Bien entendu, il y a les trucs cool qu'on a développé depuis, comme Internet, qui a avantageusement remplacé le fax des films, et même les imprimantes 3D. Et puis c'est vrai que désormais, on peut jouer à des jeux vidéo sans manette, mais encore heureux, presque personne ne le fait (on a encore un peu de dignité). Mais bon, force est de constater que dans la plupart des domaines, ces dernières années, ça a été un peu décevant. Petite, j'imaginais qu'à l'horizon 2015 on aurait déjà marché sur Mars et au moins une base sur la Lune, et quand on voit où ça en est aujourd'hui... Force est de constater qu'on stagne. Certains domaines semblent évoluer, mais la frénésie des années 80-90 est clairement passée. Dans les années 1980, on partait du principe qu'on avait des limites qui seraient atteintes rapidement dans le domaine de l'informatique. Quelques années après, elles étaient déjà dépassées. Il aurait pu en être de même dans tout un tas de domaines. On a fait voler le Concorde, l'avion le plus rapide du monde. Et pourtant, aujourd'hui, il est à la casse, remplacé par des modèles moins coûteux, moins rapides. On a créé des trains magnétiques, mais ils ne circulent quasiment pas. Parce que ce que le monde de Retour vers le futur II avait ignoré, c'est le coût de l'innovation. Qu'importe le progrès s'il ne rapporte pas un kopeck ?
Quand je revois ce film, je me dis que ça aurait pu être possible. Rien ne paraît vraiment extraordinaire, tout reste assez probable, ce sont des améliorations mineures qui pouvaient techniquement être réalisée en 30 ans - c'est d'ailleurs pour ça qu'on y croyait. Je me dis qu'on aurait probablement réussi à atteindre ce but, pourvu que les grandes multinationales qui tiennent la bourse de la planète aient conclu que ça allait leur rapporter beaucoup. Mais non. C'est plus facile de se faire de l'argent en sortant tous les 6 mois un nouveau smartphone identique au précédent, mais avec une ou deux micro-améliorations distribuées au compte-goutte. Je peux le comprendre. Faut bien gagner sa croûte. Mais aujourd'hui, alors que ce futur de rêve devient le passé, je suis quand même un peu amère. Comme des milliers de fans qui y croyaient, à l'époque, je suis déçue. Et je commence à comprendre pourquoi les dystopies ont autant de succès dans la littérature et au cinéma ces derniers temps. Quitte à faire du sur-place, autant imaginer des futurs dans lesquels on ne voudra pas vivre. Ce sera moins décevant quand on aura à les comparer à notre présent.

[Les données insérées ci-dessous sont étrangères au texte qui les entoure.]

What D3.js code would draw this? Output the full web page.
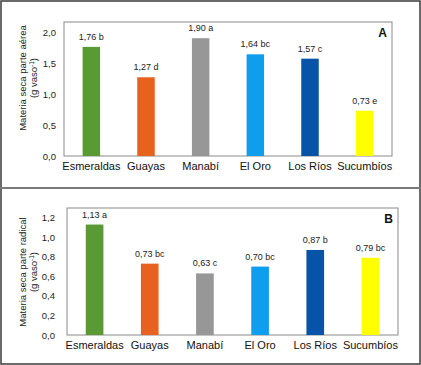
<!DOCTYPE html>
<html lang="es">
<head>
    <meta charset="UTF-8">
    <title>Materia seca</title>
    <script src="https://d3js.org/d3.v7.min.js"></script>
    <style>
        body { margin: 0; background: #fff; }
        svg { display: block; font-family: Arial, "Liberation Sans", sans-serif; }
    </style>
</head>
<body>
    <svg width="421" height="365"></svg>
    <script>

// Data
const categories = ["Esmeraldas", "Guayas", "Manabí", "El Oro", "Los Ríos", "Sucumbíos"];
const barColors = ["#5a9a35", "#e8621f", "#979797", "#0f9ded", "#0753a8", "#ffff00"];

const aereaValues = [1.76, 1.27, 1.90, 1.64, 1.57, 0.73];
const aereaLetters = ["b", "d", "a", "bc", "c", "e"];
const aereaTicks = [0, 0.5, 1.0, 1.5, 2.0];

const radicalValues = [1.13, 0.73, 0.63, 0.70, 0.87, 0.79];
const radicalLetters = ["a", "bc", "c", "bc", "b", "bc"];
const radicalTicks = [0, 0.2, 0.4, 0.6, 0.8, 1.0, 1.2];

// comma as decimal separator
const es = d3.formatLocale({ decimal: ",", thousands: ".", grouping: [3], currency: ["", "€"] });
const fmt1 = es.format(".1f");
const fmt2 = es.format(".2f");

const svg = d3.select("svg");

// outer frame and separator between the two panels
svg.append("rect")
    .attr("x", 1).attr("y", 1)
    .attr("width", 419).attr("height", 363)
    .attr("fill", "none")
    .attr("stroke", "#3a3a3a")
    .attr("stroke-width", 1.5);

svg.append("line")
    .attr("x1", 0).attr("x2", 421)
    .attr("y1", 188).attr("y2", 188)
    .attr("stroke", "#7a7a7a")
    .attr("stroke-width", 2);

function drawPanel(p) {
    const g = svg.append("g");

    const x = d3.scaleBand()
        .domain(categories)
        .range([p.left, p.right])
        .paddingInner(0.68)
        .paddingOuter(0.34);

    const y = d3.scaleLinear()
        .domain([0, p.max])
        .range([p.bottom, p.maxY]);

    // plot frame
    g.append("rect")
        .attr("x", p.left).attr("y", p.top)
        .attr("width", p.right - p.left)
        .attr("height", p.bottom - p.top)
        .attr("fill", "none")
        .attr("stroke", "#8a8a8a")
        .attr("stroke-width", 1);

    // bars
    g.selectAll(".bar")
        .data(p.values)
        .enter().append("rect")
        .attr("class", "bar")
        .attr("x", (d, i) => x(categories[i]))
        .attr("y", d => y(d))
        .attr("width", x.bandwidth())
        .attr("height", d => p.bottom - y(d))
        .attr("fill", (d, i) => barColors[i]);

    // value labels
    g.selectAll(".val")
        .data(p.values)
        .enter().append("text")
        .attr("class", "val")
        .attr("x", (d, i) => x(categories[i]) + x.bandwidth() / 2)
        .attr("y", d => y(d) - 7)
        .attr("text-anchor", "middle")
        .attr("font-size", 9)
        .attr("fill", "#222")
        .text((d, i) => fmt2(d) + " " + p.letters[i]);

    // y axis
    const yAxis = g.append("g")
        .attr("transform", `translate(${p.left},0)`)
        .call(d3.axisLeft(y).tickValues(p.ticks).tickFormat(fmt1).tickSize(0).tickPadding(p.tickPad));
    yAxis.select(".domain").remove();
    yAxis.selectAll("text")
        .attr("font-size", 9.5)
        .attr("font-family", "Arial, 'Liberation Sans', sans-serif")
        .attr("fill", "#222");

    // x axis
    const xAxis = g.append("g")
        .attr("transform", `translate(0,${p.bottom})`)
        .call(d3.axisBottom(x).tickSize(0).tickPadding(6));
    xAxis.select(".domain").remove();
    xAxis.selectAll("text")
        .attr("font-size", 11)
        .attr("font-family", "Arial, 'Liberation Sans', sans-serif")
        .attr("fill", "#111");

    // y title, two lines
    const title = g.append("text")
        .attr("transform", `translate(0,${p.titleY}) rotate(-90)`)
        .attr("text-anchor", "middle")
        .attr("font-size", 9.5)
        .attr("fill", "#222");
    title.append("tspan")
        .attr("x", 0).attr("y", 26)
        .text(p.title);
    const l2 = title.append("tspan")
        .attr("x", 0).attr("y", 37)
        .text("(g vaso");
    l2.append("tspan")
        .attr("dy", -3.5)
        .attr("font-size", 6.5)
        .text("-1");
    l2.append("tspan")
        .attr("dy", 3.5)
        .text(")");

    // panel letter
    g.append("text")
        .attr("x", p.right - 5)
        .attr("y", p.top + p.letterDy)
        .attr("text-anchor", "end")
        .attr("font-size", 12)
        .attr("font-weight", "bold")
        .attr("fill", "#111")
        .text(p.letter);
}

drawPanel({
    values: aereaValues, letters: aereaLetters, ticks: aereaTicks,
    max: 2.0, left: 64, right: 392, top: 22, bottom: 156, maxY: 32, tickPad: 8,
    title: "Materia seca parte aérea", titleY: 78, letter: "A", letterDy: 15
});

drawPanel({
    values: radicalValues, letters: radicalLetters, ticks: radicalTicks,
    max: 1.2, left: 67, right: 398, top: 208, bottom: 335, maxY: 217.7, tickPad: 12,
    title: "Materia seca parte radical", titleY: 272, letter: "B", letterDy: 15
});

    </script>
</body>
</html>
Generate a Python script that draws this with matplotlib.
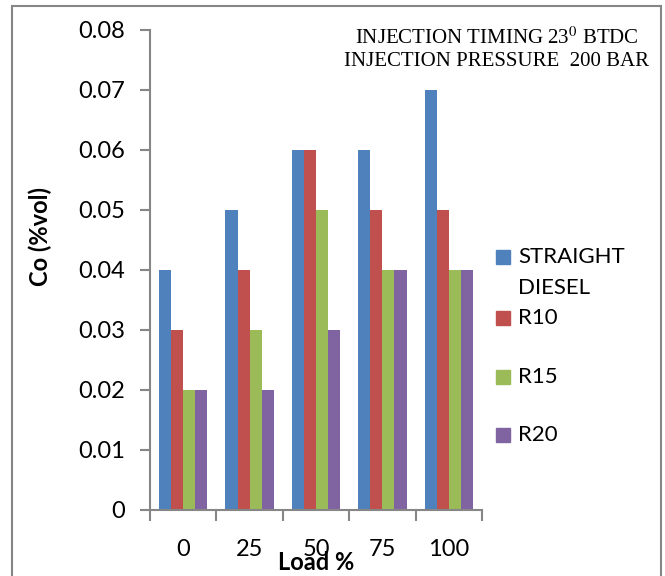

Au-delà de l'anniversaire du film, au-delà du fait que ça y est, il va définitivement se passer au passé, la célébration d'aujourd'hui a un goût doux-amer. Mais soyons un peu optimiste. Si un film peut encore faire rêver des générations, inspirer des réalisations et des avancées technologiques... c'est bien celui-ci.
Et sinon, pour garder un regard critique sur le Back To The Future Day, je vous conseille la très chouette Web-série documentaire d'Arte où on suit un non-fan qui part à la rencontre de ces gens étranges qui aiment BTTF. C'est très drôle !
Très bonne journée à tous, et n'oubliez pas de retourner vos poches de pantalon, il paraît que c'est à la mode en 2015.